Collected data:
-- BEGIN --

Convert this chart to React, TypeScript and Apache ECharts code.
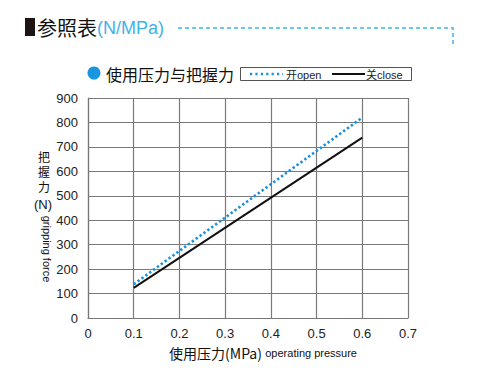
import React, { useEffect, useRef } from "react";
import * as echarts from "echarts";

const pressure = [0.1, 0.6];
const openForce = [138, 820];
const closeForce = [123, 738];
const seriesNames = ["开open", "关close"];
const xTicks = [0, 0.1, 0.2, 0.3, 0.4, 0.5, 0.6, 0.7];

const CJK = '"Noto Sans CJK SC", "Liberation Sans", sans-serif';
const SANS = '"Liberation Sans", Arial, "Noto Sans CJK SC", sans-serif';
const OPEN_COLOR = "#1a8fe0";
const OPEN_DASH = [2.4, 2.4];

export default function App() {
  const ref = useRef<HTMLDivElement>(null);
  useEffect(() => {
    if (!ref.current) return;
    const chart = echarts.init(ref.current, undefined, { renderer: "svg" });
    chart.setOption({
      animation: false,
      backgroundColor: "#fff",
      grid: { left: 88, right: 70, top: 98, bottom: 58, containLabel: false },
      xAxis: {
        type: "value",
        min: xTicks[0],
        max: xTicks[xTicks.length - 1],
        interval: 0.1,
        axisLine: { show: true, lineStyle: { color: "#777", width: 1.2 } },
        axisTick: { show: false },
        splitLine: { show: true, lineStyle: { color: "#7a7a7a", width: 1.2 } },
        axisLabel: { color: "#222", fontSize: 13, fontFamily: SANS, margin: 9 },
      },
      yAxis: {
        type: "value",
        min: 0,
        max: 900,
        interval: 100,
        axisLine: { show: true, lineStyle: { color: "#777", width: 1.2 } },
        axisTick: { show: false },
        splitLine: { show: true, lineStyle: { color: "#7a7a7a", width: 1.2 } },
        axisLabel: { color: "#222", fontSize: 13, fontFamily: SANS, margin: 10 },
      },
      series: [
        {
          name: seriesNames[0],
          type: "line",
          data: pressure.map((p, i) => [p, openForce[i]]),
          showSymbol: false,
          symbol: "none",
          lineStyle: { color: OPEN_COLOR, width: 2.6, type: OPEN_DASH },
          itemStyle: { color: OPEN_COLOR },
        },
        {
          name: seriesNames[1],
          type: "line",
          data: pressure.map((p, i) => [p, closeForce[i]]),
          showSymbol: false,
          symbol: "none",
          lineStyle: { color: "#111", width: 2 },
          itemStyle: { color: "#111" },
        },
      ],
      graphic: [
        { type: "rect", shape: { x: 25, y: 18, width: 10, height: 18 }, style: { fill: "#1e1414" } },
        {
          type: "text",
          x: 37,
          y: 27,
          style: { text: "参照表", font: `20px ${CJK}`, fill: "#111", verticalAlign: "middle" },
        },
        {
          type: "text",
          x: 97,
          y: 28,
          style: { text: "(N/MPa)", font: `18px ${SANS}`, fill: "#3fb2ea", verticalAlign: "middle" },
        },
        {
          type: "polyline",
          shape: { points: [[178, 28], [453, 28], [453, 47]] },
          style: { stroke: "#3fb2ea", lineWidth: 1.5, lineDash: [4, 3], fill: "none" },
        },
        { type: "circle", shape: { cx: 94, cy: 73, r: 6.5 }, style: { fill: "#1a96e0" } },
        {
          type: "text",
          x: 106,
          y: 74,
          style: { text: "使用压力与把握力", font: `16px ${CJK}`, fill: "#111", verticalAlign: "middle" },
        },
        // legend
        {
          type: "rect",
          shape: { x: 240.5, y: 67.5, width: 171, height: 13 },
          style: { fill: "#fff", stroke: "#555", lineWidth: 1 },
        },
        {
          type: "line",
          shape: { x1: 250, y1: 74, x2: 283, y2: 74 },
          style: { stroke: OPEN_COLOR, lineWidth: 2.4, lineDash: [2.2, 3.2] },
        },
        {
          type: "text",
          x: 286,
          y: 74.5,
          style: { text: seriesNames[0], font: `11px ${SANS}`, fill: "#222", verticalAlign: "middle" },
        },
        {
          type: "line",
          shape: { x1: 332, y1: 74, x2: 365, y2: 74 },
          style: { stroke: "#111", lineWidth: 2 },
        },
        {
          type: "text",
          x: 366,
          y: 74.5,
          style: { text: seriesNames[1], font: `11px ${SANS}`, fill: "#222", verticalAlign: "middle" },
        },
        // y-axis name
        {
          type: "text",
          x: 44,
          y: 150,
          style: {
            text: "把\n握\n力",
            font: `12px ${SANS}`,
            lineHeight: 15,
            fill: "#111",
            align: "center",
            verticalAlign: "top",
          },
        },
        {
          type: "text",
          x: 43,
          y: 204,
          style: { text: "(N)", font: `13px ${SANS}`, fill: "#111", align: "center", verticalAlign: "middle" },
        },
        {
          type: "text",
          x: 47,
          y: 249,
          rotation: -Math.PI / 2,
          style: { text: "gripping force", font: `11px ${SANS}`, fill: "#111", align: "center", verticalAlign: "middle" },
        },
        {
          type: "text",
          x: 263,
          y: 353,
          style: {
            text: "{a|使用压力(MPa)} {b|operating pressure}",
            align: "center",
            verticalAlign: "middle",
            rich: {
              a: { fontSize: 14, fontFamily: CJK, fill: "#111", color: "#111" },
              b: { fontSize: 11, fontFamily: SANS, fill: "#111", color: "#111" },
            },
          },
        },
      ],
    });
    return () => chart.dispose();
  }, []);
  return <div ref={ref} style={{ width: 478, height: 376, position: "absolute", left: 0, top: 0 }} />;
}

-- END --

Directions:
Say how many lines include the word "React"; reply with the number alone.

Exercise response:
2